About 16 months later in early 2013, I drew this picture and sent it to my architect, Carl Oldenburg:
I have a lot of heavy books and wanted short spans to avoid bowing. Carl whipped up this awesome SketchUp rendering:
Who could say no to building that? Inspired by Carl’s skills, I spent some time practicing and playing with ideas. I really wanted to know what this was going to be like:
After various distractions, we had the design finalized by December 2013:
In early 2014, I got in touch with Aaron Honore, who is the most serious, hardcore, and awesome cabinetry carpenter I’ve known (and I’ve known more than one). Aaron was booked for 6 months, but I was willing to wait.
Construction finally happened in September 2014. I worked out of my workshop during this time:
In 2008, before moving into the house, many rooms were gutted, the house was rewired, etc–this is what the front wall of office looked like about 4 months after moving in:
The below picture is what it looked like by the time Aaron was done with it. I think the install took about 2 weeks, I don’t really remember–certainly Aaron took his time and made it perfect:
For such a small project, it was still quite an outlay of time and a bit of stress. But having had the bookcase now for 8 months, I have no regrets. I certainly took my time and thought it through in great detail. There’s a built-in stereo section that connects an amp to the old speaker wire drops I put in during the 2008 remodel, LED lights under the eaves and the wall lights in the ‘A’ are wonderful.
My house is small. I highly recommend built-ins for small living. You can use every bit of space, and there’s no gap between the storage and the wall, which in some cases, saved me 2-3″. By customizing the depth of built-ins to narrower-than-usual in some cases (my living room has a 10″ deep bookcase that is 14 ft long), I’ve saved an effective 5″ of space in a room. If a room is 12 ft across, that’s significant.
What’s the point of this post?

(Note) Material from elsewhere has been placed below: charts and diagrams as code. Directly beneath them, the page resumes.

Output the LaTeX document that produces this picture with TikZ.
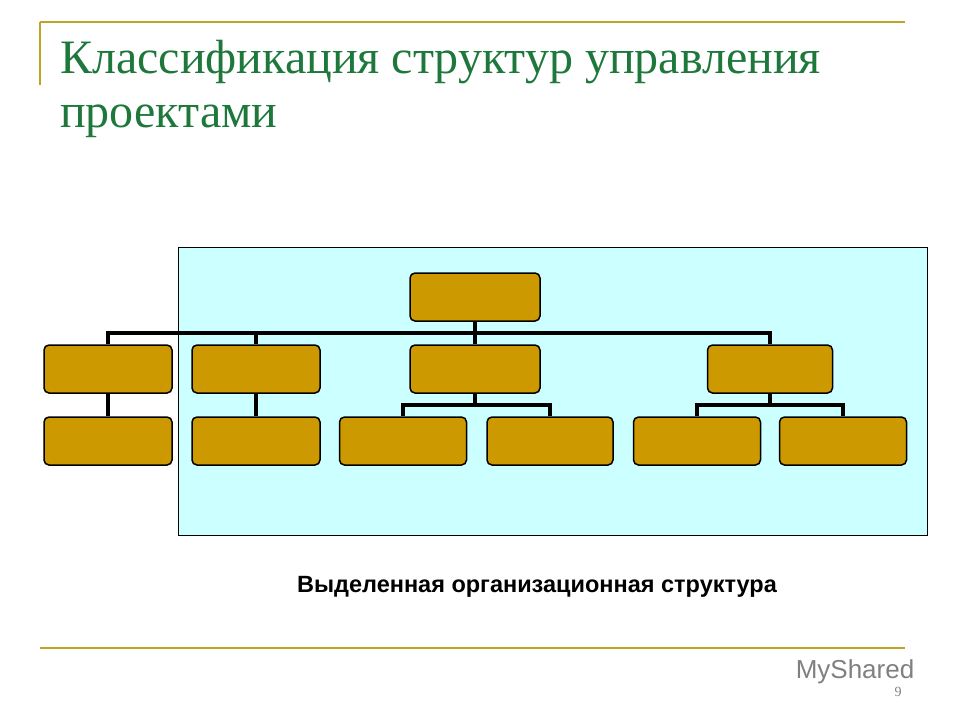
\documentclass[tikz,border=0pt]{standalone}
\usepackage{fontspec}
\setmainfont{Liberation Serif}
\newfontfamily\labelfont{Liberation Sans}
\usetikzlibrary{positioning}
\definecolor{gold}{RGB}{204,153,0}
\definecolor{rule}{RGB}{190,165,40}
\definecolor{titlegreen}{RGB}{30,120,60}
\definecolor{panel}{RGB}{204,255,255}
\tikzset{unit/.style={draw=black, line width=1.5pt, fill=gold, rounded corners=5pt, minimum width=128pt, minimum height=48pt, inner sep=0pt},
link/.style={line width=4pt}}
\begin{document}
\begin{tikzpicture}[x=1pt,y=-1pt]
\useasboundingbox (0,0) rectangle (960,720);
\draw[rule, line width=1.5pt] (40,22) -- (905,22);
\draw[rule, line width=1.5pt] (40,22) -- (40,85);
\draw[rule, line width=1.5pt] (40,648) -- (905,648);
\node[anchor=north west, align=left, text=titlegreen, font=\fontsize{48}{54}\selectfont, inner sep=0pt] (title) at (60,40) {Классификация структур управления\\проектами};
\draw[fill=panel] (178,247) rectangle (927,535);
% levels
\node[unit, minimum width=130pt] (root) at (475,297) {};
\node[unit] (a) at (108,369) {};
\node[unit] (b) at (256,369) {};
\node[unit, minimum width=130pt] (c) at (475,369) {};
\node[unit, minimum width=125pt] (d) at (770,369) {};
\node[unit] (a1) at (108,441) {};
\node[unit] (b1) at (256,441) {};
\node[unit, minimum width=127pt] (c1) at (403,441) {};
\node[unit, minimum width=126pt] (c2) at (550,441) {};
\node[unit, minimum width=127pt] (d1) at (697,441) {};
\node[unit, minimum width=127pt] (d2) at (843,441) {};
\coordinate (bus) at (475,333);
\coordinate (cbus) at (475,405);
\coordinate (dbus) at (770,405);
% connectors
\draw[link] (root.south) -- (bus);
\foreach \n in {a,b,c,d} \draw[link] (bus) -| (\n.north);
\foreach \n in {c1,c2} \draw[link] (c.south) -- (cbus) -| (\n.north);
\foreach \n in {d1,d2} \draw[link] (d.south) -- (dbus) -| (\n.north);
\draw[link] (a.south) -- (a1.north);
\draw[link] (b.south) -- (b1.north);
\node[font=\labelfont\bfseries\fontsize{23.5}{28}\selectfont] (caption) at (537,587) {Выделенная организационная структура};
\node[font=\labelfont\fontsize{26}{30}\selectfont, text=gray] (logo) at (855,672) {MyShared};
\node[font=\fontsize{14}{16}\selectfont, text=gray] (page) at (898,692) {9};
\end{tikzpicture}
\end{document}
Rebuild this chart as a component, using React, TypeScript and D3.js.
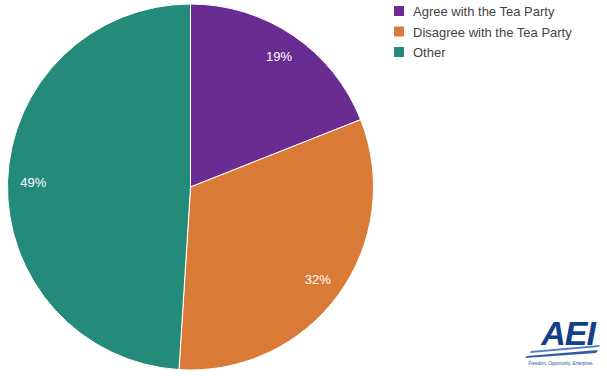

Beats me. “Take your time and do it right,” perhaps.
Update: I realized after posting this that I didn’t mention some of the non-obvious features of the bookcase. Sure, you can tell from the photos there are lights and doors. For anyone thinking about doing this, here’s a few things I did that I really like:
1. The deep shelves under the eaves have glass shelf insets to let in light to the back of the lower shelf. I’ve doubled up books on the bottom shelf, and this lets me see what’s back there if my eyes are aligned with the roof angle. The light spilling out above the books below makes the space feel more open that it would if it was dark:
2. The speaker posts, Ethernet ports, and power are in the back of the lower shelves where I thought I might want audio equipment. I also ran a 50 ft TOSlink in the bookcase from one end to the other, just in case I ever wanted it. One thing I did not consider was how difficult it would be to do the wiring because the shelf is fixed and only 10″ high. Having the removable glass panels turned out to be quite handy for that.
3. The light switch for the eave LEDs and the ‘A’ lights is hidden behind one of the shaker panels. It’s a double switch in a 1-gang box.